For years now, and especially recently, we’ve been awash in rhetoric that claims that President Obama inherited a recession and that without spending $831,000,000,000 in stimulus money we don’t have the United States would enter into a depression.
The president’s door-to-door acolytes continue to hose the unlucky that answers the knock with claims that the president couldn’t do in 4 years what it took FDR 12 to accomplish. The premise of this hogwash implies that the two conditions are comparable. They’re not. FDR was dealing with an actual depression (and protracting it, in my view, see Robert Higgs’ “Depression, War, and Cold War” for more information) and this president was not.
Well the acolytes can keep blasting the firehouse of mistaken rhetoric, but anyone that decides to shelter themselves from this falsehood can do so.

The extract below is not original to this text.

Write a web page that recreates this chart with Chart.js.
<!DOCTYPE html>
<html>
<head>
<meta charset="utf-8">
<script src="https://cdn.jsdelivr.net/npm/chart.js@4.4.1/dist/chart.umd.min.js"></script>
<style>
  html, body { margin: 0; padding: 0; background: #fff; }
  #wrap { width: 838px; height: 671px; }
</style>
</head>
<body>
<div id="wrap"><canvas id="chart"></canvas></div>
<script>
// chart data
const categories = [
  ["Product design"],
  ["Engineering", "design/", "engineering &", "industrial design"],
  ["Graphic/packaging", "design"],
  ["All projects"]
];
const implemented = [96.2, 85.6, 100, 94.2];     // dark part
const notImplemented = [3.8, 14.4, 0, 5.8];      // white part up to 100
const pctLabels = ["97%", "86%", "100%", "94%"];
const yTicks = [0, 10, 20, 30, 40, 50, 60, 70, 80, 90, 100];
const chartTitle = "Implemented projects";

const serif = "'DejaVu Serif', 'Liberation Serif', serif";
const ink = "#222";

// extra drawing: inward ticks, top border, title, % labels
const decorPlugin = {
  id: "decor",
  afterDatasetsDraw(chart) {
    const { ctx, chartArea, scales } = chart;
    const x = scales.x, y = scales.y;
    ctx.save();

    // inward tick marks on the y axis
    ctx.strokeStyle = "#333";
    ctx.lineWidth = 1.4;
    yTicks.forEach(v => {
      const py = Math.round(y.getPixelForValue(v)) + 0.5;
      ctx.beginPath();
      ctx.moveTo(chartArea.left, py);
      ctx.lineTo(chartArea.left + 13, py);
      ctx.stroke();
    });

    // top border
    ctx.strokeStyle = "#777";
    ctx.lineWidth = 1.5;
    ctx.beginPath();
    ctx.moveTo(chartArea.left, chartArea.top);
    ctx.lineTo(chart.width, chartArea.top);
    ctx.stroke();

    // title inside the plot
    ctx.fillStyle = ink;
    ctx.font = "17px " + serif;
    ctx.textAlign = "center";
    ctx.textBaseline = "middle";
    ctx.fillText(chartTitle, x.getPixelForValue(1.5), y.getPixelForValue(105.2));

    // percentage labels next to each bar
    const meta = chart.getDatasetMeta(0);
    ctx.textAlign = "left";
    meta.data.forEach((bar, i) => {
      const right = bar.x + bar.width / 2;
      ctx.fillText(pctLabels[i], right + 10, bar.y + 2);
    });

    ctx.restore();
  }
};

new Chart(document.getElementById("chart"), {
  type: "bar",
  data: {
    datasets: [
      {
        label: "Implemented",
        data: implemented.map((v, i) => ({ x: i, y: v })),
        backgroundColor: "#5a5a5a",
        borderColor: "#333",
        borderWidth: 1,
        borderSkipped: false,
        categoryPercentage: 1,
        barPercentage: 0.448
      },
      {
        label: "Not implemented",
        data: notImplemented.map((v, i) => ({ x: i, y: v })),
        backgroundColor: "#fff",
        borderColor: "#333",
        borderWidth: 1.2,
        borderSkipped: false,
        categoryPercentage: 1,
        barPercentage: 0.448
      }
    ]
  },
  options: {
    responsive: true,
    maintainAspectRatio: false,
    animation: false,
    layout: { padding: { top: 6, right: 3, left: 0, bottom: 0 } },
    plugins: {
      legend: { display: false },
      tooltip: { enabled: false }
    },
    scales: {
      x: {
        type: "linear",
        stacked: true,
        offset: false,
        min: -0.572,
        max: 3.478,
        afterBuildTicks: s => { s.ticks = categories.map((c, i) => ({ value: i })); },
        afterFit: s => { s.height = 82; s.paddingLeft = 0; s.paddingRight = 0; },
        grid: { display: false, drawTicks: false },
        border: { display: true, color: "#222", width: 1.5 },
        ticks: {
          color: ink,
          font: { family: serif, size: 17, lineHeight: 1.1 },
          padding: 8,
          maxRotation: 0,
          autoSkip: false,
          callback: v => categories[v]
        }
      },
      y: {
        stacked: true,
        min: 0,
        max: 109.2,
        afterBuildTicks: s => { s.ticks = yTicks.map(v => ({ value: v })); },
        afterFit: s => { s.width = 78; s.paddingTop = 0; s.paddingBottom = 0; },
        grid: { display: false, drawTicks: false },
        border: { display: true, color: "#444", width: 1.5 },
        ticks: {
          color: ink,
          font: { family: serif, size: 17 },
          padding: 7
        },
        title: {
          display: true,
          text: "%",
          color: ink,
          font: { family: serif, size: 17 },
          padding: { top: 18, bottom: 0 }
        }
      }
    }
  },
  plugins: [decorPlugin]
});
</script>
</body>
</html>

President Obama inherited an economy coming out of a recession.
“A recession is a period of two quarters of negative GDP growth.” And, “According to the U.S. National Bureau of Economic Research (the official arbiter of U.S. recessions) the recession began in December 2007 and ended in June 2009.“
The recession started in 2007. The worst of it, as illustrated above by the The Bureau of Economic Analysis of the U.S. Department of Commerce, occurred in the 4th quarter of 2008 before President Obama was sworn into office. The BEA shows the largest of GDP contraction occurred in the 4th quarter of 2008, contracting GDP by -8.9 percent. The following quarter the contractions were less severe -6.7 percent. It also states that, “For the period of expansion from 2009:Q2 to 2011:Q1, real GDP increased at an average annual rate of 2.6 percent;” Once the GDP expansion begins, the recession is over. The recession officially concluded in June 2009.
“The stimulus helped,” spits the acolyte. Really? Let’s wipe this spittle away. A few days after the recession officially ended on “July 3, $60.4 billion in stimulus money had been spent… If you divide this by the full stimulus amount of $787 billion, you get 7.7 percent”. That’s 7.7% using the original stimulus number, not the revised number I used above. Using the revised number, the percentage would be much lower. These people expect me to simply gulp down the absurdity they’re serving. If I were to do so, I would need believe that if 7.7% of the hundreds of billions of dollars spent on the stimulus got us out of the recession, imagine what spending the full 100% the stimulus would do. My goodness we’d be swimming in near full employment, the economy would be slathered with activity, and President Obama would be sailing to reelection on his record. Well, we all know that’s not the case, and the stimulus money is long gone. It’s time to dry off, close the door on the last 4 years, and start fresh.